►

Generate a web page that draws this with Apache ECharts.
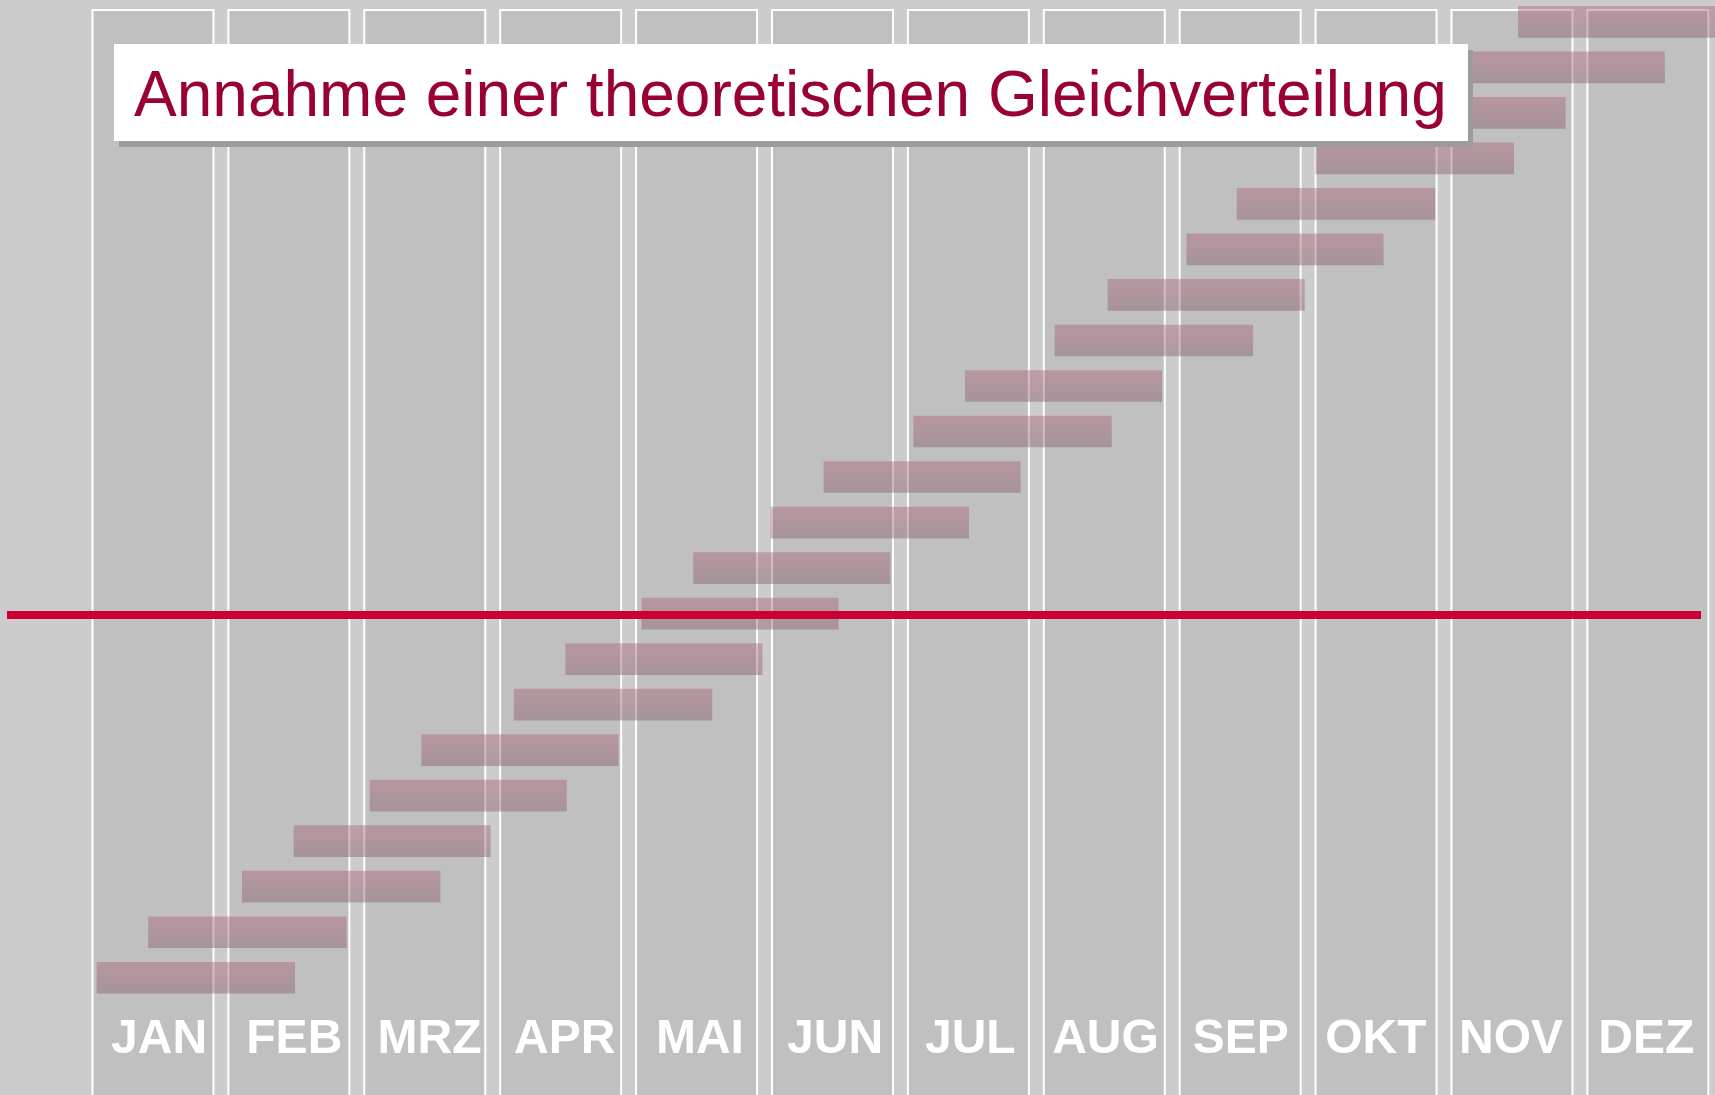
<!DOCTYPE html>
<html>
<head>
<meta charset="utf-8">
<title>Gleichverteilung</title>
<script src="https://cdn.jsdelivr.net/npm/echarts@6/dist/echarts.min.js"></script>
<style>
    html, body { margin: 0; padding: 0; background: #cccccc; }
    #chart { width: 1715px; height: 1095px; }
</style>
</head>
<body>
<div id="chart"></div>
<script>
    // Monate (Spalten)
    var months = ['JAN', 'FEB', 'MRZ', 'APR', 'MAI', 'JUN', 'JUL', 'AUG', 'SEP', 'OKT', 'NOV', 'DEZ'];
    // Zeilen von unten nach oben
    var rows = [1, 2, 3, 4, 5, 6, 7, 8, 9, 10, 11, 12, 13, 14, 15, 16, 17, 18, 19, 20, 21, 22];
    // Beginn / Ende der Balken in Monaten
    var barStart = [0.03, 0.41, 1.10, 1.48, 2.04, 2.42, 3.10, 3.48, 4.04, 4.42, 4.99, 5.38,
                    6.04, 6.42, 7.08, 7.47, 8.05, 8.42, 9.00, 9.38, 10.11, 10.49];
    var barEnd = [1.49, 1.87, 2.56, 2.93, 3.49, 3.87, 4.56, 4.93, 5.49, 5.87, 6.45, 6.83,
                  7.50, 7.87, 8.54, 8.92, 9.50, 9.88, 10.46, 10.84, 11.57, 11.95];
    // rote Linie (Zeile)
    var refLine = 8.98;
    var titleText = 'Annahme einer theoretischen Gleichverteilung';

    var fontFam = '"Liberation Sans", Arial, sans-serif';

    var barData = rows.map(function (r, i) {
        return [r, barStart[i], barEnd[i]];
    });

    // Monatsspalten als markArea
    var colAreas = months.map(function (m, i) {
        return [{ xAxis: i }, { xAxis: i + 0.89 }];
    });

    var barFill = new echarts.graphic.LinearGradient(0, 0, 0, 1, [
        { offset: 0, color: 'rgba(172,92,112,0.42)' },
        { offset: 1, color: 'rgba(127,87,100,0.42)' }
    ]);

    function renderBar(params, api) {
        var row = api.value(0);
        var p0 = api.coord([api.value(1), row]);
        var p1 = api.coord([api.value(2), row]);
        var h = api.size([0, 1])[1] * 0.696;
        return {
            type: 'rect',
            shape: { x: p0[0], y: p0[1] - h / 2, width: p1[0] - p0[0], height: h },
            style: { fill: barFill }
        };
    }

    var myChart = echarts.init(document.getElementById('chart'));
    var _option = {
        backgroundColor: '#cccccc',
        animation: false,
        textStyle: { fontFamily: fontFam },
        grid: [
            { left: 92.5, top: 10, width: 1630.8, height: 1104.3, containLabel: false, outerBoundsMode: 'none' },
            // Achse nur fuer die Monatsbeschriftung
            { left: 91.5, top: 1002, width: 1622.4, height: 6, containLabel: false, outerBoundsMode: 'none' }
        ],
        xAxis: [
            {
                type: 'value', gridIndex: 0, min: 0, max: 12,
                axisLine: { show: false }, axisTick: { show: false },
                axisLabel: { show: false }, splitLine: { show: false }
            },
            {
                type: 'category', gridIndex: 1, data: months, boundaryGap: true, z: 20,
                axisLine: { show: false }, axisTick: { show: false }, splitLine: { show: false },
                axisLabel: {
                    margin: 8,
                    interval: 0,
                    color: '#ffffff',
                    fontSize: 48,
                    fontWeight: 'bold',
                    fontFamily: fontFam
                }
            }
        ],
        yAxis: [
            {
                type: 'value', gridIndex: 0, min: -2, max: 22.26,
                axisLine: { show: false }, axisTick: { show: false },
                axisLabel: { show: false }, splitLine: { show: false }
            },
            {
                type: 'value', gridIndex: 1, show: false
            }
        ],
        series: [
            {
                type: 'custom',
                xAxisIndex: 0,
                yAxisIndex: 0,
                clip: false,
                silent: true,
                renderItem: renderBar,
                encode: { x: [1, 2], y: 0 },
                data: barData,
                markArea: {
                    silent: true,
                    itemStyle: {
                        color: '#c0c0c0',
                        borderColor: '#ffffff',
                        borderWidth: 2
                    },
                    label: { show: false },
                    data: colAreas
                },
                markLine: {
                    silent: true,
                    symbol: ['none', 'none'],
                    label: { show: false },
                    lineStyle: { color: '#cc0033', width: 8, type: 'solid', opacity: 1 },
                    data: [[{ x: 7, yAxis: refLine }, { x: 1701, yAxis: refLine }]]
                }
            }
        ],
        graphic: [
            {
                type: 'rect', z: 10, silent: true,
                shape: { x: 119, y: 50, width: 1354, height: 97 },
                style: { fill: '#9c9c9c' }
            },
            {
                type: 'rect', z: 11, silent: true,
                shape: { x: 114, y: 44, width: 1354, height: 97 },
                style: { fill: '#ffffff' }
            },
            {
                type: 'text', z: 12, silent: true,
                x: 134, y: 98,
                style: {
                    text: titleText,
                    fill: '#990033',
                    font: '64px ' + fontFam,
                    align: 'left',
                    verticalAlign: 'middle'
                }
            }
        ]
    };
    myChart.setOption(_option);
</script>
</body>
</html>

◄

▶ Task objective
Return the listing above unchanged, apart from dropping its pictures.

▶ Response below
Generate a web page that draws this with Apache ECharts.
<!DOCTYPE html>
<html>
<head>
<meta charset="utf-8">
<title>Gleichverteilung</title>
<script src="https://cdn.jsdelivr.net/npm/echarts@6/dist/echarts.min.js"></script>
<style>
    html, body { margin: 0; padding: 0; background: #cccccc; }
    #chart { width: 1715px; height: 1095px; }
</style>
</head>
<body>
<div id="chart"></div>
<script>
    // Monate (Spalten)
    var months = ['JAN', 'FEB', 'MRZ', 'APR', 'MAI', 'JUN', 'JUL', 'AUG', 'SEP', 'OKT', 'NOV', 'DEZ'];
    // Zeilen von unten nach oben
    var rows = [1, 2, 3, 4, 5, 6, 7, 8, 9, 10, 11, 12, 13, 14, 15, 16, 17, 18, 19, 20, 21, 22];
    // Beginn / Ende der Balken in Monaten
    var barStart = [0.03, 0.41, 1.10, 1.48, 2.04, 2.42, 3.10, 3.48, 4.04, 4.42, 4.99, 5.38,
                    6.04, 6.42, 7.08, 7.47, 8.05, 8.42, 9.00, 9.38, 10.11, 10.49];
    var barEnd = [1.49, 1.87, 2.56, 2.93, 3.49, 3.87, 4.56, 4.93, 5.49, 5.87, 6.45, 6.83,
                  7.50, 7.87, 8.54, 8.92, 9.50, 9.88, 10.46, 10.84, 11.57, 11.95];
    // rote Linie (Zeile)
    var refLine = 8.98;
    var titleText = 'Annahme einer theoretischen Gleichverteilung';

    var fontFam = '"Liberation Sans", Arial, sans-serif';

    var barData = rows.map(function (r, i) {
        return [r, barStart[i], barEnd[i]];
    });

    // Monatsspalten als markArea
    var colAreas = months.map(function (m, i) {
        return [{ xAxis: i }, { xAxis: i + 0.89 }];
    });

    var barFill = new echarts.graphic.LinearGradient(0, 0, 0, 1, [
        { offset: 0, color: 'rgba(172,92,112,0.42)' },
        { offset: 1, color: 'rgba(127,87,100,0.42)' }
    ]);

    function renderBar(params, api) {
        var row = api.value(0);
        var p0 = api.coord([api.value(1), row]);
        var p1 = api.coord([api.value(2), row]);
        var h = api.size([0, 1])[1] * 0.696;
        return {
            type: 'rect',
            shape: { x: p0[0], y: p0[1] - h / 2, width: p1[0] - p0[0], height: h },
            style: { fill: barFill }
        };
    }

    var myChart = echarts.init(document.getElementById('chart'));
    var _option = {
        backgroundColor: '#cccccc',
        animation: false,
        textStyle: { fontFamily: fontFam },
        grid: [
            { left: 92.5, top: 10, width: 1630.8, height: 1104.3, containLabel: false, outerBoundsMode: 'none' },
            // Achse nur fuer die Monatsbeschriftung
            { left: 91.5, top: 1002, width: 1622.4, height: 6, containLabel: false, outerBoundsMode: 'none' }
        ],
        xAxis: [
            {
                type: 'value', gridIndex: 0, min: 0, max: 12,
                axisLine: { show: false }, axisTick: { show: false },
                axisLabel: { show: false }, splitLine: { show: false }
            },
            {
                type: 'category', gridIndex: 1, data: months, boundaryGap: true, z: 20,
                axisLine: { show: false }, axisTick: { show: false }, splitLine: { show: false },
                axisLabel: {
                    margin: 8,
                    interval: 0,
                    color: '#ffffff',
                    fontSize: 48,
                    fontWeight: 'bold',
                    fontFamily: fontFam
                }
            }
        ],
        yAxis: [
            {
                type: 'value', gridIndex: 0, min: -2, max: 22.26,
                axisLine: { show: false }, axisTick: { show: false },
                axisLabel: { show: false }, splitLine: { show: false }
            },
            {
                type: 'value', gridIndex: 1, show: false
            }
        ],
        series: [
            {
                type: 'custom',
                xAxisIndex: 0,
                yAxisIndex: 0,
                clip: false,
                silent: true,
                renderItem: renderBar,
                encode: { x: [1, 2], y: 0 },
                data: barData,
                markArea: {
                    silent: true,
                    itemStyle: {
                        color: '#c0c0c0',
                        borderColor: '#ffffff',
                        borderWidth: 2
                    },
                    label: { show: false },
                    data: colAreas
                },
                markLine: {
                    silent: true,
                    symbol: ['none', 'none'],
                    label: { show: false },
                    lineStyle: { color: '#cc0033', width: 8, type: 'solid', opacity: 1 },
                    data: [[{ x: 7, yAxis: refLine }, { x: 1701, yAxis: refLine }]]
                }
            }
        ],
        graphic: [
            {
                type: 'rect', z: 10, silent: true,
                shape: { x: 119, y: 50, width: 1354, height: 97 },
                style: { fill: '#9c9c9c' }
            },
            {
                type: 'rect', z: 11, silent: true,
                shape: { x: 114, y: 44, width: 1354, height: 97 },
                style: { fill: '#ffffff' }
            },
            {
                type: 'text', z: 12, silent: true,
                x: 134, y: 98,
                style: {
                    text: titleText,
                    fill: '#990033',
                    font: '64px ' + fontFam,
                    align: 'left',
                    verticalAlign: 'middle'
                }
            }
        ]
    };
    myChart.setOption(_option);
</script>
</body>
</html>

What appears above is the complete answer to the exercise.